When you compare quotes, ask the vendor: “What is the expected lifespan of the LED driver under actual dimming conditions?” If they can’t answer, that’s a red flag. I built a simple spreadsheet that sums hardware cost + installation + expected replacement cost over 10 years. That TCO number has exposed “cheap” systems that actually cost more in the long run.
Step 5: Verify Warranty and Support Policies
Lutron offers a limited lifetime warranty on most dimmers and switches, but only when installed by a certified professional. Make sure your integrator (or your own crew) is certified—otherwise warranty claims can get sticky. I’ve had a case where a $2,000 driver failed after 3 years, and the warranty was denied because the installation wasn’t documented properly.
Also, check the support model: Does the distributor provide free tech support for the first 90 days? Do they charge for after-hours support? For a small integrator, a 30-minute phone call at $150/hour can eat into your margin. I now ask every vendor to state their support policy in writing.
Common Mistakes I’ve Seen (and Made)
- Buying too much capacity.
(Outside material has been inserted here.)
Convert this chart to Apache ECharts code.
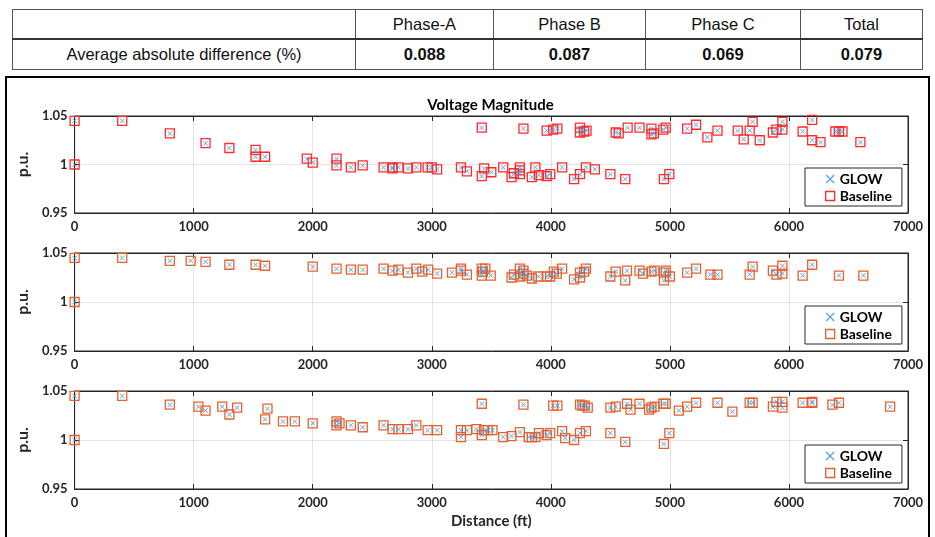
<!DOCTYPE html>
<html>
<head>
<meta charset="utf-8"/>
<title>Voltage Magnitude</title>
<script src="https://cdn.jsdelivr.net/npm/echarts@6/dist/echarts.min.js"></script>
<style>
  html, body { margin: 0; padding: 0; background: #fff; overflow: hidden; }
  #tbl { position: absolute; left: 12px; top: 9px; }
  #tbl table { border-collapse: collapse; font-family: "Liberation Sans", Arial, sans-serif; font-size: 16.5px; color: #111; }
  #tbl td { border: 1px solid #555; text-align: center; padding: 0; }
  #tbl tr.h td { height: 28px; border-bottom: 2px solid #333; }
  #tbl tr.d td { height: 29px; }
  #tbl td.v { font-weight: bold; }
  #chart { position: absolute; left: 5px; top: 76px; width: 921px; height: 470px; border: 2px solid #000; }
</style>
</head>
<body>
<div id="tbl"></div>
<div id="chart"></div>
<script type="text/javascript">
// table above the plot
var tableHead = ['Phase-A', 'Phase B', 'Phase C', 'Total'];
var tableRowName = 'Average absolute difference (%)';
var avgDiff = ['0.088', '0.087', '0.069', '0.079'];
var colWidths = [343, 138, 152, 155, 122];

// distance (ft) and voltage (p.u.) per phase; GLOW and Baseline overlap at this scale
var distA = [0,0,400,800,1100,1300,1520,1520,1600,1950,2000,2200,2200,2320,2420,2595,2670,2670,2720,2800,2870,2965,3000,3045,3245,3295,3420,3420,3440,3500,3600,3670,3690,3740,3740,3740,3770,3840,3870,3900,3965,3965,3995,4020,4055,4095,4195,4245,4245,4245,4280,4300,4295,4370,4500,4545,4570,4625,4645,4745,4845,4845,4865,4945,4965,4950,4995,5145,5220,5315,5400,5570,5620,5670,5695,5755,5865,5895,5945,5945,6115,6195,6195,6265,6390,6420,6450,6600];
var voltA = [1.045,1.000,1.045,1.032,1.022,1.017,1.015,1.008,1.008,1.006,1.002,1.006,0.999,0.997,0.999,0.997,0.996,0.997,0.997,0.996,0.997,0.997,0.997,0.995,0.997,0.993,1.038,0.988,0.996,0.992,0.997,0.987,0.991,0.997,0.994,0.990,1.037,0.987,0.997,0.989,0.988,1.035,0.990,1.036,1.037,0.997,0.985,0.990,1.038,1.033,1.034,1.035,0.997,0.995,0.990,1.033,1.032,0.985,1.038,1.038,1.037,1.031,1.032,1.036,1.038,0.985,0.990,1.037,1.041,1.028,1.035,1.035,1.026,1.035,1.044,1.025,1.033,1.036,1.044,1.036,1.034,1.046,1.025,1.023,1.034,1.034,1.034,1.023];

var distB = [0,0,400,800,975,1100,1300,1520,1600,2000,2200,2320,2420,2595,2670,2720,2800,2870,2920,2970,3045,3170,3245,3245,3295,3420,3420,3430,3450,3495,3670,3690,3740,3740,3770,3770,3800,3840,3895,3965,3995,4025,4050,4095,4195,4245,4245,4280,4295,4500,4545,4625,4640,4745,4775,4845,4870,4950,4950,4965,5000,5145,5220,5340,5400,5670,5695,5865,5895,5945,5945,6115,6195,6420,6625];
var voltB = [1.045,1.000,1.045,1.042,1.042,1.041,1.038,1.038,1.037,1.036,1.034,1.033,1.033,1.034,1.032,1.033,1.030,1.034,1.031,1.033,1.029,1.030,1.034,1.032,1.028,1.034,1.027,1.031,1.034,1.027,1.025,1.028,1.034,1.026,1.032,1.029,1.027,1.024,1.026,1.026,1.026,1.031,1.029,1.034,1.023,1.025,1.030,1.031,1.034,1.026,1.031,1.022,1.032,1.032,1.029,1.031,1.032,1.030,1.022,1.032,1.026,1.030,1.034,1.028,1.028,1.028,1.036,1.032,1.028,1.037,1.029,1.027,1.038,1.027,1.027];

var distC = [0,0,400,800,1040,1100,1240,1300,1365,1600,1620,1750,1850,2000,2200,2200,2225,2320,2420,2595,2670,2720,2800,2870,2965,3045,3245,3245,3295,3375,3420,3420,3440,3470,3510,3600,3670,3740,3770,3815,3840,3870,3900,3965,3995,4020,4055,4095,4120,4195,4245,4245,4265,4285,4310,4295,4500,4500,4545,4625,4640,4670,4745,4825,4845,4870,4945,4965,4950,4995,5075,5145,5220,5400,5525,5670,5695,5865,5895,5945,5945,6115,6195,6195,6365,6420,6850];
var voltC = [1.045,1.000,1.045,1.036,1.034,1.030,1.034,1.026,1.033,1.021,1.032,1.019,1.019,1.017,1.019,1.015,1.017,1.015,1.013,1.015,1.011,1.011,1.011,1.015,1.010,1.010,1.010,1.003,1.010,1.011,1.037,1.005,1.010,1.010,1.010,1.003,1.004,1.008,1.036,1.003,1.003,1.003,1.007,1.005,1.007,1.035,1.035,1.009,1.002,1.000,1.007,1.036,1.035,1.035,1.033,1.009,1.007,1.033,1.034,0.998,1.037,1.031,1.037,1.031,1.033,1.034,1.037,1.037,0.996,1.007,1.030,1.034,1.038,1.038,1.029,1.038,1.038,1.034,1.039,1.039,1.033,1.038,1.039,1.038,1.036,1.038,1.034];

// build the table
(function(){
  var html = '<table><colgroup>';
  colWidths.forEach(function(w){ html += '<col style="width:' + w + 'px">'; });
  html += '</colgroup><tr class="h"><td></td>';
  tableHead.forEach(function(t){ html += '<td>' + t + '</td>'; });
  html += '</tr><tr class="d"><td>' + tableRowName + '</td>';
  avgDiff.forEach(function(v){ html += '<td class="v">' + v + '</td>'; });
  html += '</tr></table>';
  document.getElementById('tbl').innerHTML = html;
})();

var glowColor = '#2f8fd8';
var baseColors = ['#ff2b2b', '#e4622f', '#e4622f'];
var xMark = 'path://M0,1L1,0L5,4L9,0L10,1L6,5L10,9L9,10L5,6L1,10L0,9L4,5Z';
var fontFam = 'Lato, "Open Sans", sans-serif';

var phases = [[distA, voltA], [distB, voltB], [distC, voltC]];
var gridTops = [38, 175, 313];
var gridHeights = [97, 98, 98];
var legendTops = [90, 228, 367];

function zip(xs, ys){
  return xs.map(function(x, i){ return [x, ys[i]]; });
}

var grids = [], xAxes = [], yAxes = [], series = [], legends = [];
phases.forEach(function(p, i){
  grids.push({left: 66, top: gridTops[i], width: 835, height: gridHeights[i],
    show: true, borderColor: '#262626', borderWidth: 1, backgroundColor: '#fff'});
  xAxes.push({type: 'value', gridIndex: i, min: 0, max: 7000, interval: 1000, position: 'bottom',
    axisLine: {show: true, onZero: false, lineStyle: {color: '#262626'}},
    axisTick: {show: true, inside: true, length: 5, lineStyle: {color: '#262626'}},
    axisLabel: {color: '#262626', fontFamily: fontFam, fontWeight: 'bold', fontSize: 13, margin: 7,
      formatter: function(v){ return String(v); }},
    splitLine: {show: true, lineStyle: {color: '#e3e3e3'}},
    name: i === 2 ? 'Distance (ft)' : '', nameLocation: 'middle', nameGap: 25,
    nameTextStyle: {color: '#262626', fontFamily: fontFam, fontWeight: 'bold', fontSize: 15}});
  xAxes.push({type: 'value', gridIndex: i, min: 0, max: 7000, interval: 1000, position: 'top',
    axisLine: {show: true, onZero: false, lineStyle: {color: '#262626'}},
    axisTick: {show: true, inside: true, length: 5, lineStyle: {color: '#262626'}},
    axisLabel: {show: false}, splitLine: {show: false}});
  yAxes.push({type: 'value', gridIndex: i, min: 0.95, max: 1.05, interval: 0.05, position: 'left',
    axisLine: {show: true, onZero: false, lineStyle: {color: '#262626'}},
    axisTick: {show: true, inside: true, length: 5, lineStyle: {color: '#262626'}},
    axisLabel: {color: '#262626', fontFamily: fontFam, fontWeight: 'bold', fontSize: 13, margin: 7},
    splitLine: {show: true, lineStyle: {color: '#e3e3e3'}},
    name: 'p.u.', nameLocation: 'middle', nameGap: 31, nameRotate: 90,
    nameTextStyle: {color: '#262626', fontFamily: fontFam, fontWeight: 'bold', fontSize: 16}});
  yAxes.push({type: 'value', gridIndex: i, min: 0.95, max: 1.05, interval: 0.05, position: 'right',
    axisLine: {show: true, onZero: false, lineStyle: {color: '#262626'}},
    axisTick: {show: true, inside: true, length: 5, lineStyle: {color: '#262626'}},
    axisLabel: {show: false}, splitLine: {show: false}});

  var pts = zip(p[0], p[1]);
  series.push({name: 'Baseline', type: 'scatter', xAxisIndex: 2 * i, yAxisIndex: 2 * i,
    symbol: 'rect', symbolSize: 9, data: pts,
    itemStyle: {color: 'rgba(255,255,255,0)', borderColor: baseColors[i], borderWidth: 1.3, opacity: 1},
    emphasis: {disabled: true}});
  series.push({name: 'GLOW', type: 'scatter', xAxisIndex: 2 * i, yAxisIndex: 2 * i,
    symbol: xMark, symbolSize: 5, data: pts,
    itemStyle: {color: glowColor},
    emphasis: {disabled: true}});

  legends.push({left: 798, top: legendTops[i], orient: 'vertical', selectedMode: false,
    backgroundColor: '#fff', borderColor: '#262626', borderWidth: 1,
    padding: [4, 10, 3, 20], itemGap: 3, itemWidth: 9, itemHeight: 9,
    textStyle: {color: '#000', fontFamily: fontFam, fontWeight: 'bold', fontSize: 14},
    data: [
      {name: 'GLOW', icon: xMark, itemStyle: {color: glowColor}},
      {name: 'Baseline', icon: 'rect', itemStyle: {color: 'rgba(255,255,255,0)', borderColor: baseColors[i], borderWidth: 1.3}}
    ]});
});

var myChart = echarts.init(document.getElementById('chart'));
var option = {
  animation: false,
  graphic: [{type: 'text', x: 483.5, y: 27,
    style: {text: 'Voltage Magnitude', textAlign: 'center', textVerticalAlign: 'middle',
      fill: '#000', font: 'bold 15px ' + fontFam}}],
  legend: legends,
  grid: grids,
  xAxis: xAxes,
  yAxis: yAxes,
  series: series
};
myChart.setOption(option);
</script>
</body>
</html>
A 150-watt dimmer for a 40-watt LED load works, but you could have used a 60-watt dimmer for $10 less. Over-specifying killed $80 in one project.
- Ignoring layout constraints. Wireless range matters. In an older Houston building with thick plaster walls, a Caséta hub couldn’t reach the back office; we had to add a repeater ($120). I now always do a quick site survey with the Lutron app before ordering.
- Assuming “one-size-fits-all” for smart Zigbee. Lutron’s own RF is different from a Zigbee mesh—don’t mix them unless you have a clear gateway strategy.
This checklist isn’t perfect—my experience is based on about 200 mid-range commercial projects, mostly in Texas. If you’re doing a 500-zone high-rise, your approach will be different. But for the small-to-mid jobs that make up the bulk of the market, these five steps will keep you from bleeding money while still getting the lighting control quality your clients expect.